Higher order log-concavity of the overpartition function and its consequences

TL;DR

This paper investigates the higher order log-concavity properties of the overpartition function, extending previous work on partition functions, and establishes new results on its asymptotic behavior and Turán-type inequalities.

Contribution

It introduces the study of higher order log-concavity for overpartition functions and proves their asymptotic properties and Turán inequalities using a unified approach.

Findings

Proves higher order log-concavity of overpartition function asymptotically.

Establishes 2-log-concavity and Turán inequalities for overpartitions.

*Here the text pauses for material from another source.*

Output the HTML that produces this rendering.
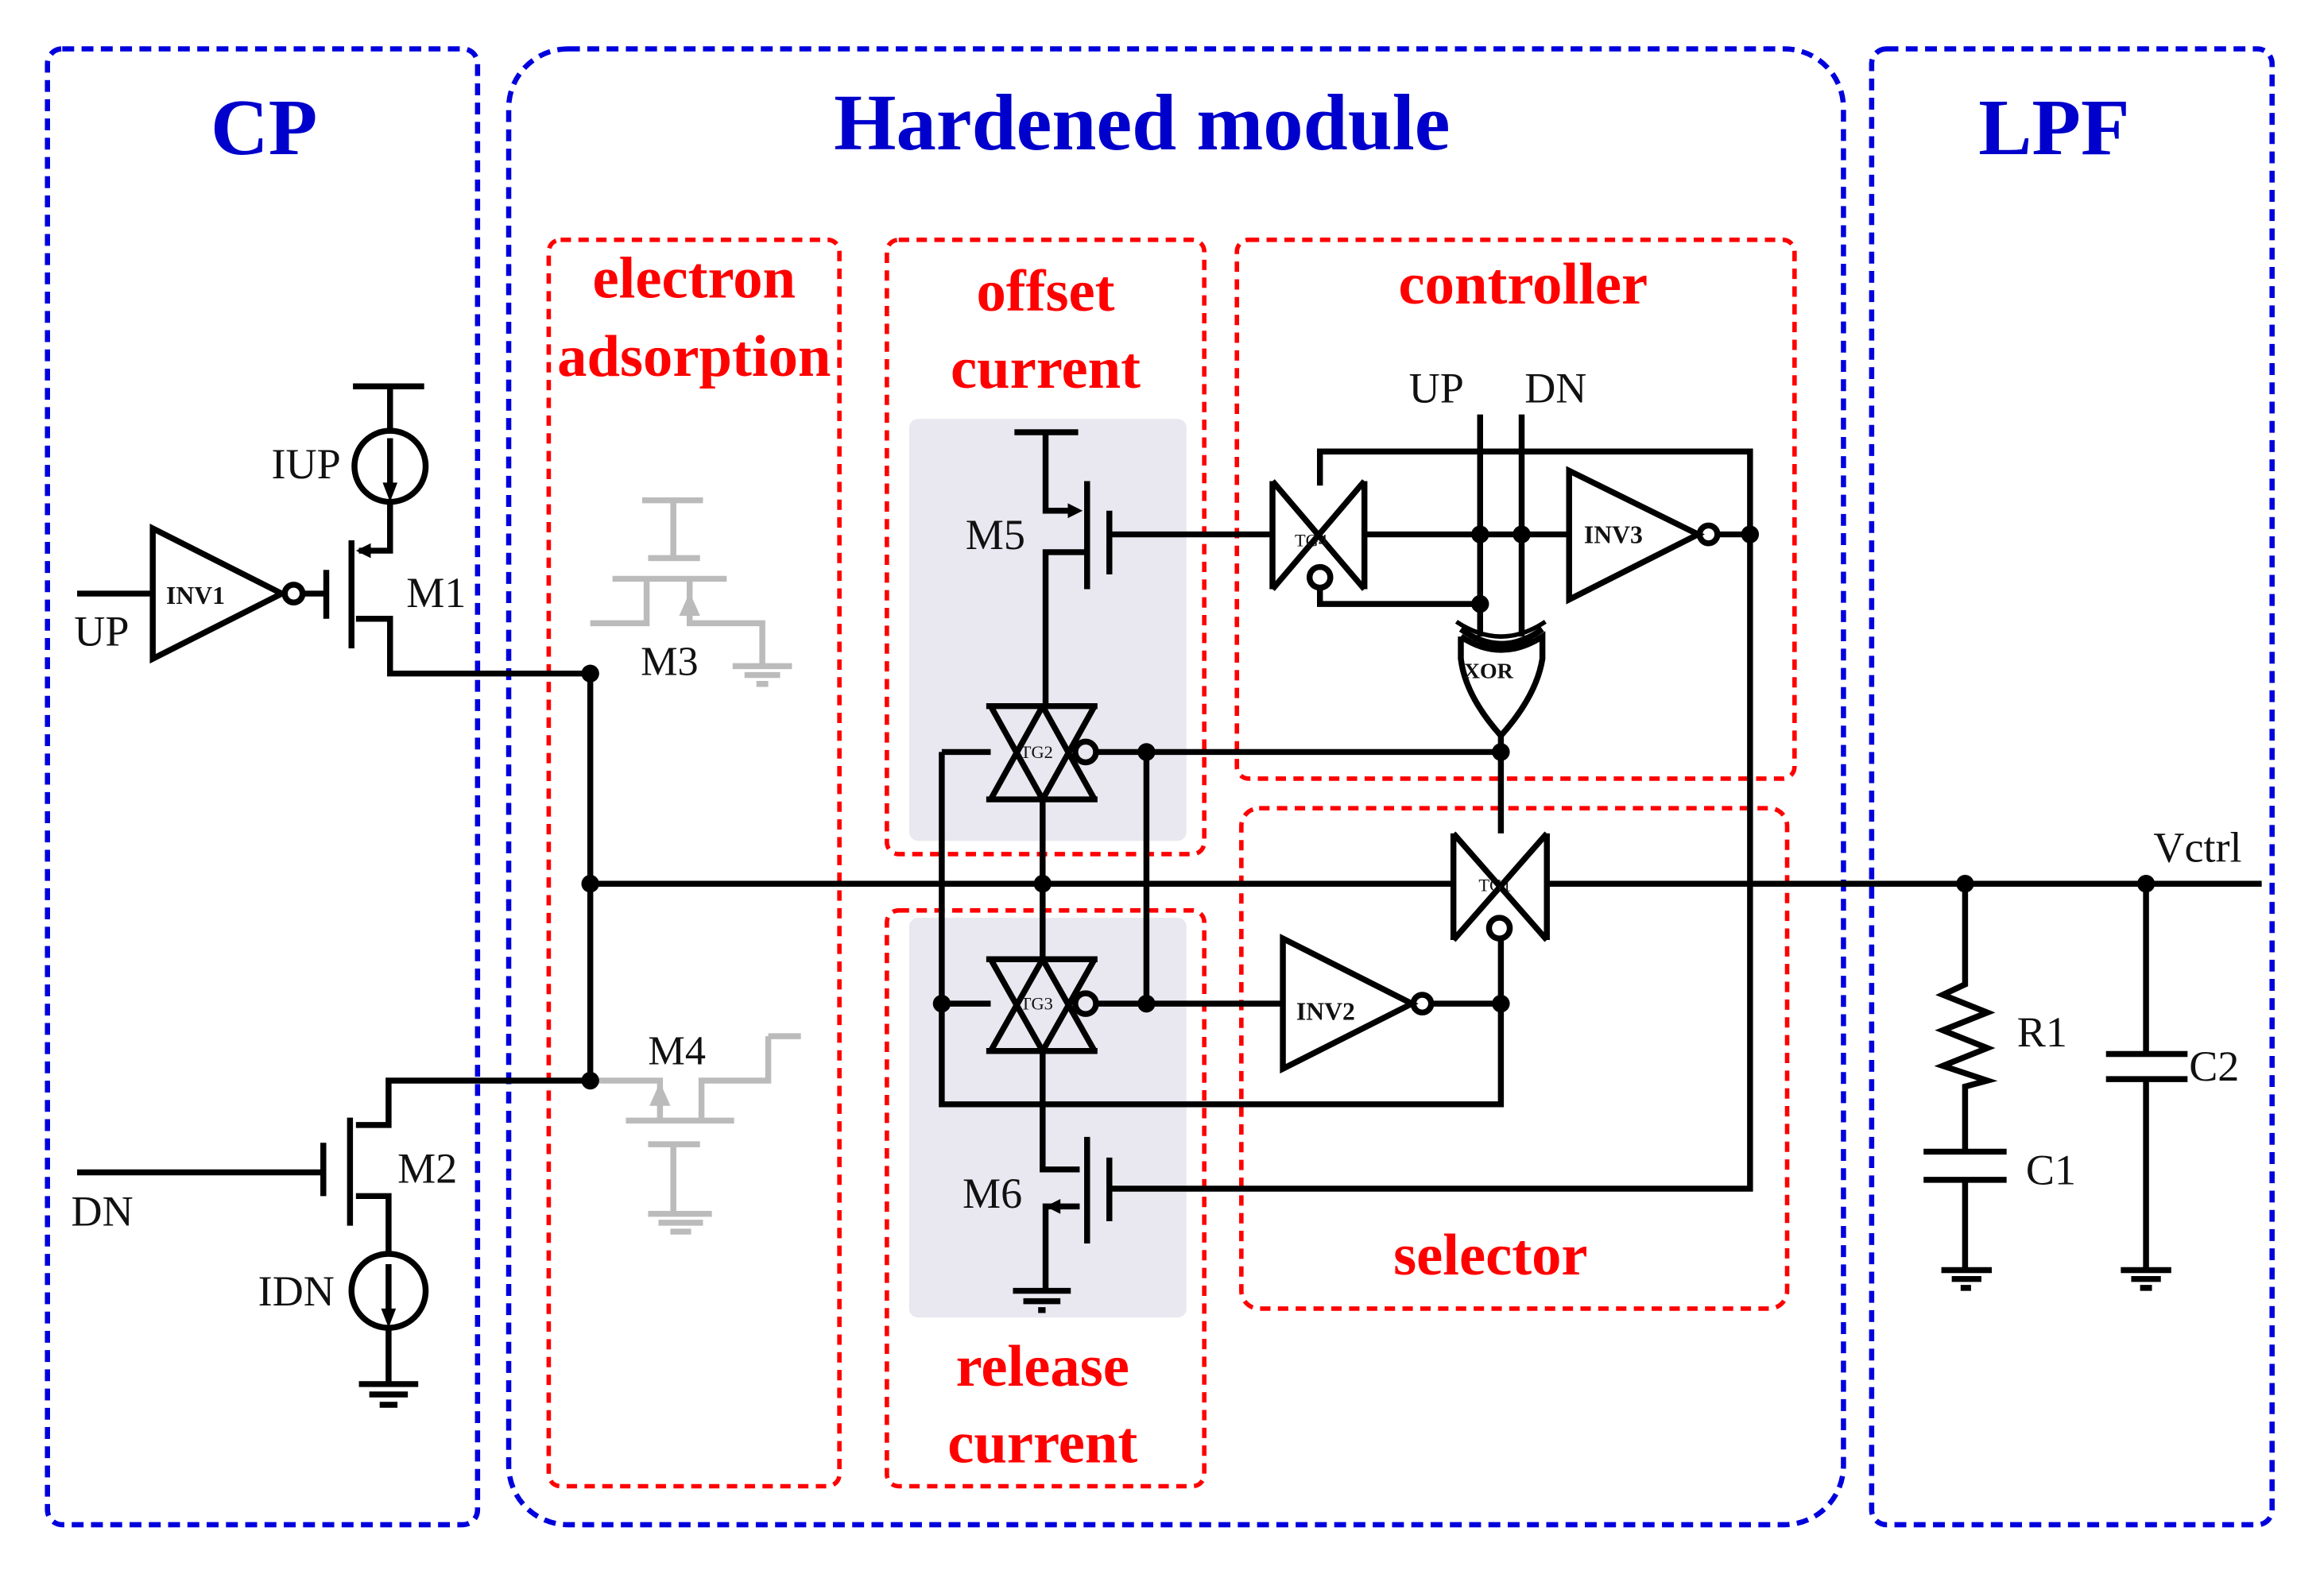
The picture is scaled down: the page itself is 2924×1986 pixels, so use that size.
<!DOCTYPE html>
<html><head><meta charset="utf-8"><style>
html,body{margin:0;padding:0;background:#fff;}
svg{display:block;}
text{font-family:"Liberation Serif",serif;}
</style></head><body>
<svg width="2924" height="1986" viewBox="0 0 1567 1066" preserveAspectRatio="none" xmlns="http://www.w3.org/2000/svg">
<rect width="1567" height="1066" fill="#fff"/>
<rect x="613" y="283" width="187" height="285" rx="6" fill="#e9e7ef"/>
<rect x="613" y="620" width="187" height="270" rx="6" fill="#e9e7ef"/>
<g fill="none" stroke="#0000dd" stroke-width="3.5" stroke-dasharray="8 5">
<rect x="32" y="33" width="290" height="997" rx="10"/>
<rect x="343" y="33" width="900" height="997" rx="40"/>
<rect x="1262" y="33" width="270" height="997" rx="10"/>
</g>
<g font-weight="bold" fill="#0000cc" text-anchor="middle" font-size="54">
<text x="178" y="104">CP</text>
<text x="770" y="101">Hardened module</text>
<text x="1385" y="104">LPF</text>
</g>
<g fill="none" stroke="#ff0000" stroke-width="3" stroke-dasharray="7 5">
<rect x="370" y="162" width="196" height="842" rx="8"/>
<rect x="598" y="162" width="214" height="415" rx="8"/>
<rect x="834" y="162" width="376" height="364" rx="8"/>
<rect x="598" y="615" width="214" height="389" rx="8"/>
<rect x="837" y="546" width="368" height="338" rx="12"/>
</g>
<g font-weight="bold" fill="#ff0000" text-anchor="middle" font-size="40">
<text x="468" y="201">electron</text>
<text x="468" y="254">adsorption</text>
<text x="705" y="210">offset</text>
<text x="705" y="262">current</text>
<text x="1027" y="205">controller</text>
<text x="1005" y="861">selector</text>
<text x="703" y="936">release</text>
<text x="703" y="988">current</text>
</g>
<g stroke="#bbbbbb" stroke-width="4" fill="none">
<path d="M433 338H474M454 338V377M437 377H472M413 391H490M436 391V421H398M465 391V421H514V449M494 450H534M502 456H526M510 462H518"/>
<path d="M518 700H540M518 700V730H473V757M422 757H495M445 757V730H398M437 773H472M454 773V820M437 820H480M444 826H474M452 832H466"/>
<path d="M465 405L461 414H469Z" fill="#bbb"/>
<path d="M445 736L441 745H449Z" fill="#bbb"/>
</g>
<g fill="#111" font-size="28">
<text x="432" y="456">M3</text>
<text x="437" y="719">M4</text>
</g>
<g stroke="#000" stroke-width="4" fill="none">
<path d="M238 261H286M263 261V291"/>
<circle cx="263" cy="315" r="24"/>
<path d="M263 296V330"/>
<path d="M263 339V372H242M237 365V438M220 385V418M240 418H263V455H398"/>
<path d="M103 357L103 445L190 401Z"/>
<circle cx="198" cy="401" r="6"/>
<path d="M204 401H220M52 401H103"/>
<path d="M398 455V730H262V760H240M236 755V828M218 772V808M52 792H218M240 808H262V847"/>
<circle cx="262" cy="872" r="25"/>
<path d="M262 854V888M262 897V935M242 935H282M249 942H275M256 949H268"/>
<path d="M398 597H980M1043 597H1525"/>
<path d="M684 292H727M705 292V345H724M733 325V398M748 345V388M748 361H858M733 373H705V477"/>
<path d="M665 477H740M665 540H740M668 477L703 540M703 477L668 540M703 477L738 540M738 477L703 540"/>
<circle cx="732" cy="508" r="7"/>
<path d="M635 508H668M739 508H1012M703 540V648"/>
<path d="M665 648H740M665 710H740M668 648L703 710M703 648L668 710M703 648L738 710M738 648L703 710"/>
<circle cx="732" cy="678" r="7"/>
<path d="M635 678H668M739 678H865M635 508V746H1012V634M773 508V678"/>
<path d="M703 710V790H728M733 768V840M748 782V825M748 803H1180V305H890V328M728 815H705V872M683 872H722M690 879H715M700 885H705"/>
<path d="M858 325V398M920 325V398M858 325L920 398M858 398L920 325"/>
<circle cx="890" cy="390" r="7"/>
<path d="M890 397V408H998M920 361H1058M998 280V430M1026 280V430"/>
<path d="M1058 318L1058 405L1145 361Z"/>
<circle cx="1152" cy="361" r="6"/>
<path d="M1158 361H1180"/>
<path d="M985 425Q1012 445 1040 425M985 430V445Q988 470 1012 497Q1036 470 1040 445V430Q1012 448 985 430M1012 497V563"/>
<path d="M982 420Q1012 440 1042 420" stroke-width="3"/>
<path d="M980 563V635M1043 563V635M980 563L1043 635M980 635L1043 563"/>
<circle cx="1011" cy="627" r="7"/>
<path d="M865 634L865 722L952 678Z"/>
<circle cx="959" cy="678" r="6"/>
<path d="M965 678H1012"/>
<path d="M1325 597V665L1310 672L1340 684L1310 696L1340 708L1310 720L1340 730L1325 734V778M1297 778H1353M1297 797H1353M1325 797V858M1309 858H1343M1316 864H1336M1322 870H1329"/>
<path d="M1447 597V712M1420 712H1475M1420 729H1475M1447 729V858M1430 858H1464M1437 864H1457M1443 870H1451"/>
</g>
<g fill="#000">
<path d="M263 339L258 326H268Z"/>
<path d="M240 372L250 367V377Z"/>
<path d="M262 897L257 884H267Z"/>
<path d="M730 345L720 340V350Z"/>
<path d="M705 815L715 810V820Z"/>
</g>
<g fill="#000">
<circle cx="398" cy="455" r="6"/><circle cx="398" cy="597" r="6"/><circle cx="398" cy="730" r="6"/>
<circle cx="703" cy="597" r="6"/><circle cx="773" cy="508" r="6"/><circle cx="773" cy="678" r="6"/>
<circle cx="635" cy="678" r="6"/><circle cx="1012" cy="508" r="6"/><circle cx="1012" cy="678" r="6"/>
<circle cx="998" cy="361" r="6"/><circle cx="1026" cy="361" r="6"/><circle cx="998" cy="408" r="6"/>
<circle cx="1180" cy="361" r="6"/><circle cx="1325" cy="597" r="6"/><circle cx="1447" cy="597" r="6"/>
</g>
<g fill="#111" font-size="29">
<text x="183" y="323">IUP</text>
<text x="274" y="410">M1</text>
<text x="50" y="436">UP</text>
<text x="268" y="799">M2</text>
<text x="48" y="828">DN</text>
<text x="174" y="882">IDN</text>
<text x="651" y="371">M5</text>
<text x="649" y="816">M6</text>
<text x="950" y="272">UP</text>
<text x="1028" y="272">DN</text>
<text x="1452" y="582">Vctrl</text>
<text x="1360" y="707">R1</text>
<text x="1366" y="800">C1</text>
<text x="1476" y="730">C2</text>
</g>
<g fill="#111" font-size="17" font-weight="bold">
<text x="112" y="408">INV1</text>
<text x="1068" y="367">INV3</text>
<text x="874" y="689">INV2</text>
<text x="987" y="458" font-size="15">XOR</text>
</g>
<g fill="#111" font-size="12">
<text x="873" y="369">TG4</text>
<text x="997" y="602">TG1</text>
<text x="688" y="512">TG2</text>
<text x="688" y="682">TG3</text>
</g>
</svg>
</body></html>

Extends methods from partition functions to overpartitions.

Abstract

Let $\bar{p}(n)$ denote the overpartition function. In this paper, we study the asymptotic higher order $\log$-concavity property of the overpatition function in a similar framework done by Hou and Zhang for the partition function. This will enable us to move on further in order to prove $\log$-concavity of overpartitions, explicitly by studying the asymptotic expansion of the quotient $\bar{p}(n-1)\bar{p}(n+1)/\bar{p}(n)^2$ upto a certain order so that one can finally ends up with the phenomena of $2$-$\log$-concavity and higher order Tur\'{a}n property of $\bar{p}(n)$ by following a sort of unified approach.